Compare that small and limited input to the input it would have received if the School Board had pursued the normal referendum route for a building project. There would have been thousands if not tens of thousands of votes on the RCA building proposal if it was included on the April ballot. 

If you look at the public documents and follow the discussion amongst the School Board and the Superintendent, it seems pretty clear that backers of the space for the Renaissance Charter Academy want the school district to outright purchase the building at some point, maybe as early as year two of this 20 year lease agreement. 

This option to purchase the building is spelled out in the lease agreement and in Superintendent Benson’s remarks to the special electors meeting, he mentioned specifically how the lease agreement had a buy option built in as early as the second year. If they Superintendent believed that it was better for the district long term to lease the facility or if he believed it was unlikely the school district could afford to buy the school outright, he would stayed silent on that option, at least for now.

If the school board were to purchase the RF Ren Project building from the private developer, it will prove to be a very expensive temporary solution for the taxpayers of the River Falls School District. 

The table below outlines what some of those costs would be. According to the purchase terms of the agreement, the River Falls School District can purchase the building for $3,465,000.00 between September 1st, 2024 and August 31st, 2025. 




When you add it all up, if the River Falls School District purchases the building in year two of the 20 year lease agreement, taxpayers will have shelled out over $1 million dollars to temporarily rent the space for a year. A million dollars. 

How is it that a school district in Wisconsin has an extra $1 million sitting around, not needed to keep the lights on or for teacher salaries? Tell me again how poorly funded our schools are if a school district has $1 million to pay for rent and other costs at a new private building project? Doesn’t sound like our education system is woefully underfunded or neglected by the taxpayer. 

If the plan all along was to make this new building the permanent home of the Renaissance Charter Academy, why pursue the long term lease at all?
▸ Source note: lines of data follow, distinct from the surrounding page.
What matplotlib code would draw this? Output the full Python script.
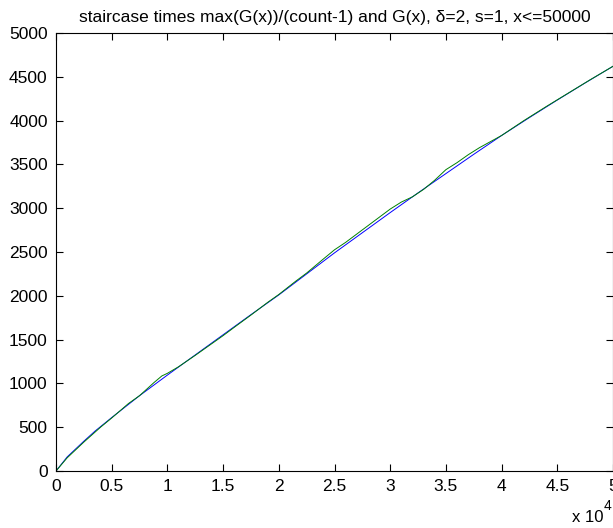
import matplotlib
matplotlib.use("Agg")
import matplotlib.pyplot as plt

# staircase times max(G(x))/(count-1)
stair_x = [0, 1000, 2500, 3500, 5000, 7500, 10000, 12500, 15000, 17500, 20000,
           22500, 25000, 27500, 30000, 32500, 35000, 37500, 40000, 42500, 45000,
           47500, 50000]
stair_y = [0, 160, 340, 455, 610, 860, 1095, 1325, 1555, 1785, 2010,
           2250, 2490, 2720, 2950, 3175, 3395, 3615, 3830, 4035, 4235,
           4430, 4620]

# G(x)
g_x = [0, 1000, 2500, 4000, 5000, 6500, 7500, 8800, 9500, 10000, 11000, 12500,
       14000, 15000, 16000, 17500, 19000, 20000, 21500, 22500, 24000, 25000,
       26000, 27000, 28000, 29000, 30000, 31000, 32000, 33000, 34000, 35000,
       36000, 37000, 38000, 39000, 40000, 42000, 44000, 46000, 48000, 50000]
g_y = [0, 150, 330, 500, 605, 770, 860, 1010, 1085, 1115, 1190, 1320,
       1455, 1545, 1640, 1780, 1925, 2015, 2165, 2260, 2420, 2525,
       2610, 2705, 2800, 2895, 2990, 3070, 3130, 3215, 3320, 3440,
       3520, 3610, 3690, 3760, 3830, 4000, 4160, 4315, 4470, 4620]

xticks = [0, 5000, 10000, 15000, 20000, 25000, 30000, 35000, 40000, 45000, 50000]
xticklabels = ["0", "0.5", "1", "1.5", "2", "2.5", "3", "3.5", "4", "4.5", "5"]
yticks = [0, 500, 1000, 1500, 2000, 2500, 3000, 3500, 4000, 4500, 5000]

plt.rcParams['font.family'] = ['Liberation Sans', 'DejaVu Sans']

W, H = 613, 528
fig = plt.figure(figsize=(W / 100, H / 100), dpi=100)
ax = fig.add_axes([56 / W, (H - 471) / H, 557 / W, 438 / H])

ax.plot(stair_x, stair_y, color=(0, 0, 1), lw=0.7)
ax.plot(g_x, g_y, color=(0, 0.5, 0), lw=0.7)

ax.set_xlim(0, 50000)
ax.set_ylim(0, 5000)
ax.set_xticks(xticks)
ax.set_xticklabels(xticklabels)
ax.set_yticks(yticks)
ax.tick_params(direction='in', length=5, width=0.8, top=True, right=True,
               labelsize=12.5, colors='black')
ax.tick_params(axis='y', pad=6)
ax.tick_params(axis='x', pad=6)
for sp in ax.spines.values():
    sp.set_linewidth(0.8)

ax.set_title("staircase times max(G(x))/(count-1) and G(x), \u03b4=2, s=1, x<=50000",
             fontsize=12.5, pad=8)

fig.text(603 / W, 1 - 517 / H, "x 10", fontsize=12, ha='right', va='center')
fig.text(604 / W, 1 - 506 / H, "4", fontsize=10, ha='left', va='center')

fig.savefig("out.png", dpi=100)
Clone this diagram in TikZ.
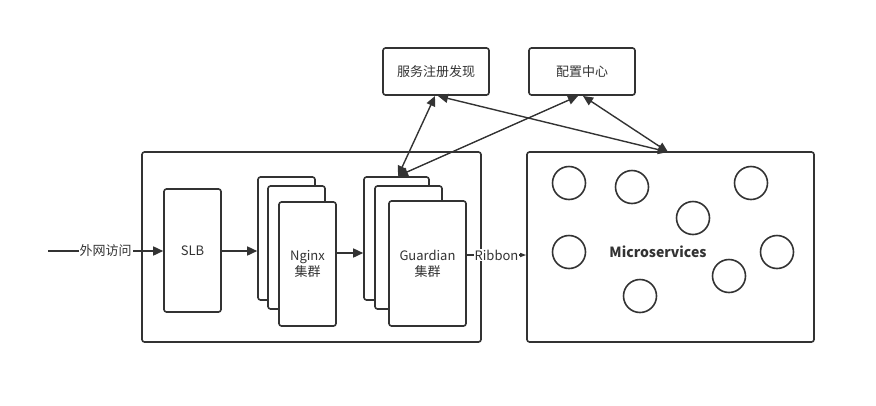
\documentclass[tikz,border=0pt]{standalone}
\usepackage{fontspec}
\setmainfont{Noto Sans CJK SC}
\usetikzlibrary{arrows.meta}
\definecolor{ink}{HTML}{333333}
\tikzset{
  box/.style={draw=ink, line width=1.6pt, rounded corners=2.5pt, fill=white, inner sep=0pt},
  svc/.style={draw=ink, line width=1.6pt, circle, minimum size=33pt, inner sep=0pt},
  conn/.style={draw=ink, line width=1.6pt, -{Triangle[length=10pt,width=9pt]}},
  biconn/.style={draw=ink, line width=1.4pt, {Triangle[length=10pt,width=9pt]}-{Triangle[length=10pt,width=9pt]}},
  txt/.style={font=\fontsize{13}{16}\selectfont, text=ink},
  lbl/.style={txt, inner sep=1pt, fill=white},
}
\begin{document}
\begin{tikzpicture}[x=1pt,y=-1pt]
\useasboundingbox (0,0) rectangle (876,405);
% top boxes
\node[box, txt, minimum width=106pt, minimum height=47pt] (reg) at (436,71.5) {服务注册发现};
\node[box, txt, minimum width=106pt, minimum height=47pt] (cfg) at (582,71.5) {配置中心};
% containers
\node[box, minimum width=339pt, minimum height=190pt] (left) at (311.5,247) {};
\node[box, minimum width=287pt, minimum height=190pt] (right) at (670.5,247) {};
% SLB
\node[box, txt, minimum width=57pt, minimum height=123pt] (slb) at (192.5,250.5) {SLB};
% Nginx stack
\node[box, minimum width=57pt, minimum height=123pt] (ng1) at (286.5,238.5) {};
\node[box, minimum width=57pt, minimum height=123pt] (ng2) at (296.5,247.5) {};
\node[box, txt, minimum width=57pt, minimum height=124pt, align=center] (ng3) at (307.5,264) {Nginx\\集群};
% Guardian stack
\node[box, minimum width=65pt, minimum height=123pt] (gd1) at (396.5,238.5) {};
\node[box, minimum width=67pt, minimum height=123pt] (gd2) at (408.5,247.5) {};
\node[box, txt, minimum width=77pt, minimum height=125pt, align=center] (gd3) at (427.5,263.5) {Guardian\\集群};
% microservices
\node[font=\bfseries\fontsize{14}{16}\selectfont, text=ink] (ms) at (658,252) {Microservices};
\node[svc] (c1) at (569,183) {};
\node[svc] (c2) at (632,187) {};
\node[svc] (c3) at (693,218) {};
\node[svc] (c4) at (751,183) {};
\node[svc] (c5) at (569,252) {};
\node[svc] (c6) at (777,252) {};
\node[svc] (c7) at (729,276) {};
\node[svc] (c8) at (640,296) {};
% input
\coordinate (in) at (48,251);
\draw[conn] (in) -- node[lbl]{外网访问} (slb.west |- in);
\draw[conn] (slb.east |- 0,251) -- (ng1.west |- 0,251);
\draw[conn] (ng3.east |- 0,253) -- (gd1.west |- 0,253);
\draw[draw=ink, line width=1.3pt, -{Triangle[length=6pt,width=4pt]}] (gd3.east |- 0,255) -- node[lbl, inner sep=0.3pt]{Ribbon} (right.west |- 0,255);
% registry/config links
\coordinate (gtop) at (398,176);
\coordinate (mtop) at (668,152);
\coordinate (regA) at (435,96);
\coordinate (regB) at (438,96);
\coordinate (cfgA) at (578,96);
\coordinate (cfgB) at (583,96);
\draw[biconn] (regA) -- (gtop);
\draw[biconn] (cfgA) -- (gtop);
\draw[biconn] (regB) -- (mtop);
\draw[biconn] (cfgB) -- (mtop);
\end{tikzpicture}
\end{document}
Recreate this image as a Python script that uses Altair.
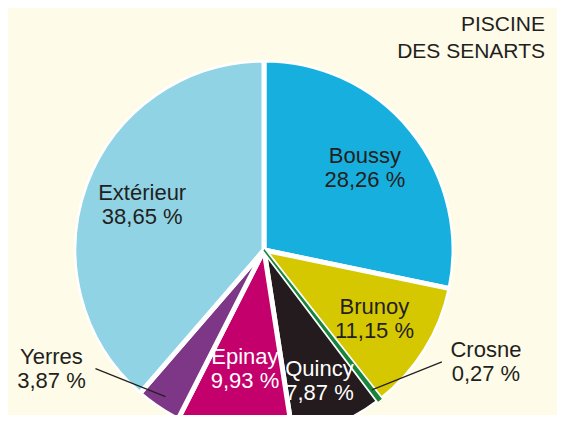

Did the School Board and the Superintendent decide that if they opened up the school and moved the kids in, it would difficult or near impossible for voters to say no to buying the building? Is this a crass political move by the Superintendent and the local politicians to get the kids into their new school, their shiny, gleaming new space with all the cool bells and whistles, and then basically dare the taxpayers to tell these kids no and push them out?

The Renaissance Charter Academy is hoping to move into their new space later this month. While questions linger about why the district did not pursue a new school building through the traditional referendum process and some will say that the time to do anything about this spending has passed, local taxpayers need to engage so that this deal does not get worse.

Put aside the questionable tactic of moving the kids in first to the new building before going to referendum, taxpayers and parents need to be advocates for the district and what is in the best interest of all the children of the district. It’s not too late to speak up, ask questions, and look for a better solution, a solution that will meet the needs of the children and the taxpayers.